-- START OF INFORMATION SHOWN --

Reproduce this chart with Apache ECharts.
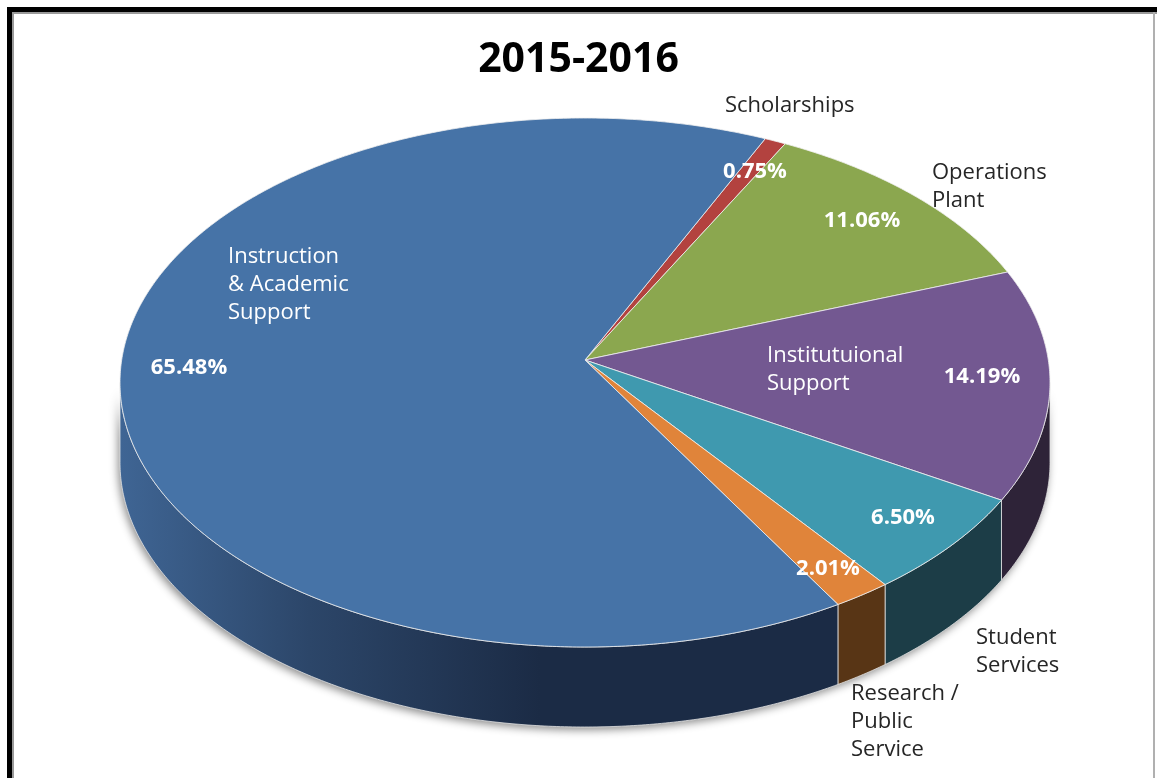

-- END OF INFORMATION SHOWN --
-- START OF INFORMATION SHOWN --

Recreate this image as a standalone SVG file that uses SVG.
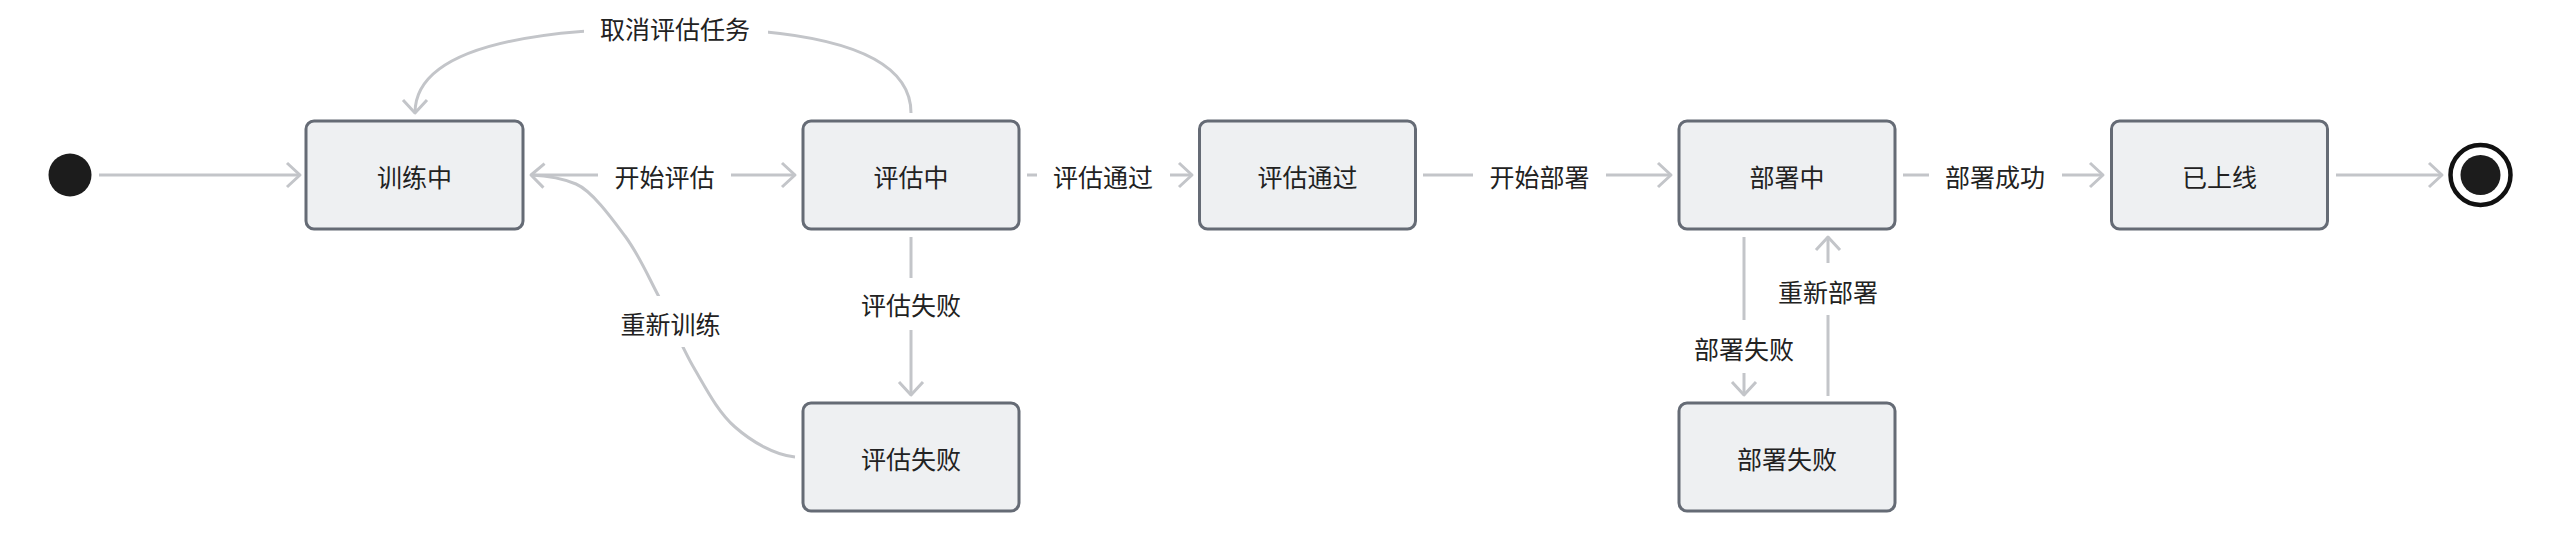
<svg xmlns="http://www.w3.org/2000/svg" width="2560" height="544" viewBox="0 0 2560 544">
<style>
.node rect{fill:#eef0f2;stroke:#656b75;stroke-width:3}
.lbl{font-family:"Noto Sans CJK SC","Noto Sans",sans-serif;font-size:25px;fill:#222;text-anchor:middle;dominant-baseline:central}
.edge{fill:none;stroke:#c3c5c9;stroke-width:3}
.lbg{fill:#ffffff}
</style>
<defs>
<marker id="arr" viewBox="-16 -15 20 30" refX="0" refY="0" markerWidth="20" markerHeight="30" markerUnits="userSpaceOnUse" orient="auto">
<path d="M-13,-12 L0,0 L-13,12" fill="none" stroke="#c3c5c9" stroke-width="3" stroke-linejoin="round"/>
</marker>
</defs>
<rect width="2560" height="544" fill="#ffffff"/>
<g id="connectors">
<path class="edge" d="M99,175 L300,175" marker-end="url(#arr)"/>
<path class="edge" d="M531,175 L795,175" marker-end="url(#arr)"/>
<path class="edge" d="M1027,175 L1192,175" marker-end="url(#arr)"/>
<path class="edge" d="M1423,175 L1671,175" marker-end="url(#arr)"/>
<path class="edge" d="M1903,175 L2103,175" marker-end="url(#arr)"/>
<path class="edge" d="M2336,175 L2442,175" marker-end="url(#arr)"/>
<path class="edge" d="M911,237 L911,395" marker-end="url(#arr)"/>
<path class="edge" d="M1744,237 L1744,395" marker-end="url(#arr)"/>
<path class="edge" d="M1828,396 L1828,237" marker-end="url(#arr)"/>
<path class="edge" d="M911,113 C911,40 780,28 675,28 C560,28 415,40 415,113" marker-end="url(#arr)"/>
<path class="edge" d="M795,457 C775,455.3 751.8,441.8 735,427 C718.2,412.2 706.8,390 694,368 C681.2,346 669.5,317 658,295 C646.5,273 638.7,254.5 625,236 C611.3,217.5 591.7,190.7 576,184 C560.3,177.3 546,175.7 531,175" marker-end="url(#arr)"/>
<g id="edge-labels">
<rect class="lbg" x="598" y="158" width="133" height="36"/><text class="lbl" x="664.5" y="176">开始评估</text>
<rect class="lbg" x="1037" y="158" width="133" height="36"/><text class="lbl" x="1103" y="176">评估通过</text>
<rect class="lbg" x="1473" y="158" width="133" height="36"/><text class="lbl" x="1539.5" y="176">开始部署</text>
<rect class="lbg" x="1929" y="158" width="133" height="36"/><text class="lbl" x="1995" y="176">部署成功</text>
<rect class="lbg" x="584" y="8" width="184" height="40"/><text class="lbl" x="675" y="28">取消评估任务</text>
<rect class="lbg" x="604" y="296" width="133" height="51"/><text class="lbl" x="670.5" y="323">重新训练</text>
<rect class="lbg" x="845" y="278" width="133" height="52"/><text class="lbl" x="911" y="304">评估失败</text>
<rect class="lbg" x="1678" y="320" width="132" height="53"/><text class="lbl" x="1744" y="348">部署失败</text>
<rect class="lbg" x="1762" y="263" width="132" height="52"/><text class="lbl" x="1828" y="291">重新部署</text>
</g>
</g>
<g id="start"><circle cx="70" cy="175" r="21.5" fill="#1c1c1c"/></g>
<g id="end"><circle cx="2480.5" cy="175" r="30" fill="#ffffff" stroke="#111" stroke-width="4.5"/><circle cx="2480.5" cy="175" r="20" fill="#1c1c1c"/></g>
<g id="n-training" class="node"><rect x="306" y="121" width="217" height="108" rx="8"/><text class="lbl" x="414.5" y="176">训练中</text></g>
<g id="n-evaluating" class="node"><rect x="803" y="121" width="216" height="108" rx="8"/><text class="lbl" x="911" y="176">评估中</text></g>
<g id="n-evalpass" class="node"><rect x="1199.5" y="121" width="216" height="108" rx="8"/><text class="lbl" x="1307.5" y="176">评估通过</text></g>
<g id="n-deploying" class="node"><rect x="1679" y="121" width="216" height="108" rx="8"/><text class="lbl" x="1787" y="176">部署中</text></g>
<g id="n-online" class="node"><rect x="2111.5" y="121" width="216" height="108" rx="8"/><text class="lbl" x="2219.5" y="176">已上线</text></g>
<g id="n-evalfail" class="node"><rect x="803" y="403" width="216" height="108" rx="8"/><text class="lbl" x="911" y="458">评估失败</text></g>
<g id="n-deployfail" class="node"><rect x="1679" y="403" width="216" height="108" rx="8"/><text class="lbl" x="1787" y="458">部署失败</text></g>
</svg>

-- END OF INFORMATION SHOWN --

▸ **TASK DETAILS**: Take every line that includes the string "this" and copy it.

▸ **ANSWER IN FULL**:
Reproduce this chart with Apache ECharts.
Recreate this image as a standalone SVG file that uses SVG.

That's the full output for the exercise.